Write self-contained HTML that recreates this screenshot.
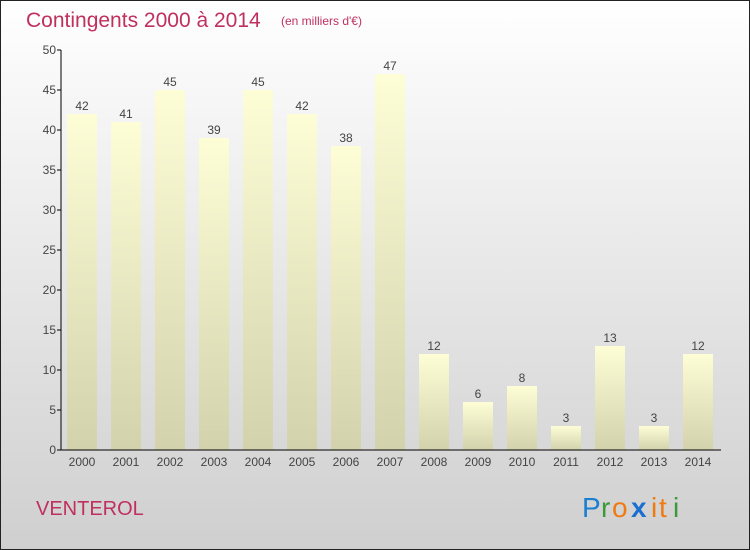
<!DOCTYPE html>
<html><head><meta charset="utf-8"><style>
body{margin:0}
svg{display:block;font-family:"Liberation Sans",sans-serif}
</style></head><body>
<svg id="c" width="750" height="550" viewBox="0 0 750 550">
<defs>
<linearGradient id="bg" x1="0" y1="0" x2="0" y2="1"><stop offset="0" stop-color="#ffffff"/><stop offset="1" stop-color="#cfcfcf"/></linearGradient>
<linearGradient id="bar" x1="0" y1="0" x2="0" y2="1"><stop offset="0" stop-color="#fdfdd6"/><stop offset="1" stop-color="#d2d2ac"/></linearGradient>
</defs>
<rect x="0.5" y="0.5" width="749" height="549" fill="url(#bg)" stroke="#222"/>
<text x="26" y="27" font-size="21" fill="#c0305e">Contingents 2000 à 2014</text>
<text x="281" y="25" font-size="12" fill="#c0305e">(en milliers d'€)</text>
<text x="36" y="515" font-size="20" fill="#c0305e">VENTEROL</text>
<g font-size="28">
<text x="582" y="517" fill="#1a7fd0">P</text><text x="601" y="517" fill="#3a9a3a">r</text><text x="612" y="517" fill="#f07a10">o</text><text x="631" y="517" fill="#1a6fd0" font-weight="bold">x</text><text x="651" y="517" fill="#f07a10">i</text><text x="659" y="517" fill="#f07a10">t</text><text x="673" y="517" fill="#3a9a3a">i</text>
</g>
<g id="plot"></g>
</svg>
<script>
const categories=["2000","2001","2002","2003","2004","2005","2006","2007","2008","2009","2010","2011","2012","2013","2014"];
const values=[42,41,45,39,45,42,38,47,12,6,8,3,13,3,12];
const yTicks=[0,5,10,15,20,25,30,35,40,45,50];
const NS="http://www.w3.org/2000/svg";
const g=document.getElementById('plot');
const x0=61,step=44,bw=30,yBase=450,yTop=50,yMax=50;
const y=v=>yBase-(v/yMax)*(yBase-yTop);
const xc=i=>x0+21+i*step;
function el(t,a){const e=document.createElementNS(NS,t);for(const k in a)e.setAttribute(k,a[k]);g.appendChild(e);return e;}
yTicks.forEach(t=>{
 const l=el('line',{x1:x0-4,x2:x0,y1:y(t),y2:y(t),stroke:'#000'});
 
 
 const tx=el('text',{x:x0-5,y:y(t)+4,'font-size':12,'text-anchor':'end',fill:'#444'});tx.textContent=t;
 
 
});
values.forEach((v,i)=>{
 const r=el('rect',{x:xc(i)-bw/2,y:y(v),width:bw,height:yBase-y(v),fill:'url(#bar)'});
 
 
 const t=el('text',{x:xc(i),y:y(v)-4,'font-size':12,'text-anchor':'middle',fill:'#444'});t.textContent=v;
 
 
 const c=el('text',{x:xc(i),y:466,'font-size':12,'text-anchor':'middle',fill:'#444'});c.textContent=categories[i];
 
 
});
const ya=el('line',{x1:x0,x2:x0,y1:yTop,y2:yBase,stroke:'#000'});


const xa=el('line',{x1:x0,x2:x0+15*step,y1:yBase,y2:yBase,stroke:'#000'});


</script>
</body></html>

-.-.-

> [WRITTEN EXERCISE] Repeat the data exactly, dropping every picture it holds.

> [RESPONSE TO THE EXERCISE]
Write self-contained HTML that recreates this screenshot.
<!DOCTYPE html>
<html><head><meta charset="utf-8"><style>
body{margin:0}
svg{display:block;font-family:"Liberation Sans",sans-serif}
</style></head><body>
<svg id="c" width="750" height="550" viewBox="0 0 750 550">
<defs>
<linearGradient id="bg" x1="0" y1="0" x2="0" y2="1"><stop offset="0" stop-color="#ffffff"/><stop offset="1" stop-color="#cfcfcf"/></linearGradient>
<linearGradient id="bar" x1="0" y1="0" x2="0" y2="1"><stop offset="0" stop-color="#fdfdd6"/><stop offset="1" stop-color="#d2d2ac"/></linearGradient>
</defs>
<rect x="0.5" y="0.5" width="749" height="549" fill="url(#bg)" stroke="#222"/>
<text x="26" y="27" font-size="21" fill="#c0305e">Contingents 2000 à 2014</text>
<text x="281" y="25" font-size="12" fill="#c0305e">(en milliers d'€)</text>
<text x="36" y="515" font-size="20" fill="#c0305e">VENTEROL</text>
<g font-size="28">
<text x="582" y="517" fill="#1a7fd0">P</text><text x="601" y="517" fill="#3a9a3a">r</text><text x="612" y="517" fill="#f07a10">o</text><text x="631" y="517" fill="#1a6fd0" font-weight="bold">x</text><text x="651" y="517" fill="#f07a10">i</text><text x="659" y="517" fill="#f07a10">t</text><text x="673" y="517" fill="#3a9a3a">i</text>
</g>
<g id="plot"></g>
</svg>
<script>
const categories=["2000","2001","2002","2003","2004","2005","2006","2007","2008","2009","2010","2011","2012","2013","2014"];
const values=[42,41,45,39,45,42,38,47,12,6,8,3,13,3,12];
const yTicks=[0,5,10,15,20,25,30,35,40,45,50];
const NS="http://www.w3.org/2000/svg";
const g=document.getElementById('plot');
const x0=61,step=44,bw=30,yBase=450,yTop=50,yMax=50;
const y=v=>yBase-(v/yMax)*(yBase-yTop);
const xc=i=>x0+21+i*step;
function el(t,a){const e=document.createElementNS(NS,t);for(const k in a)e.setAttribute(k,a[k]);g.appendChild(e);return e;}
yTicks.forEach(t=>{
 const l=el('line',{x1:x0-4,x2:x0,y1:y(t),y2:y(t),stroke:'#000'});
 
 
 const tx=el('text',{x:x0-5,y:y(t)+4,'font-size':12,'text-anchor':'end',fill:'#444'});tx.textContent=t;
 
 
});
values.forEach((v,i)=>{
 const r=el('rect',{x:xc(i)-bw/2,y:y(v),width:bw,height:yBase-y(v),fill:'url(#bar)'});
 
 
 const t=el('text',{x:xc(i),y:y(v)-4,'font-size':12,'text-anchor':'middle',fill:'#444'});t.textContent=v;
 
 
 const c=el('text',{x:xc(i),y:466,'font-size':12,'text-anchor':'middle',fill:'#444'});c.textContent=categories[i];
 
 
});
const ya=el('line',{x1:x0,x2:x0,y1:yTop,y2:yBase,stroke:'#000'});


const xa=el('line',{x1:x0,x2:x0+15*step,y1:yBase,y2:yBase,stroke:'#000'});


</script>
</body></html>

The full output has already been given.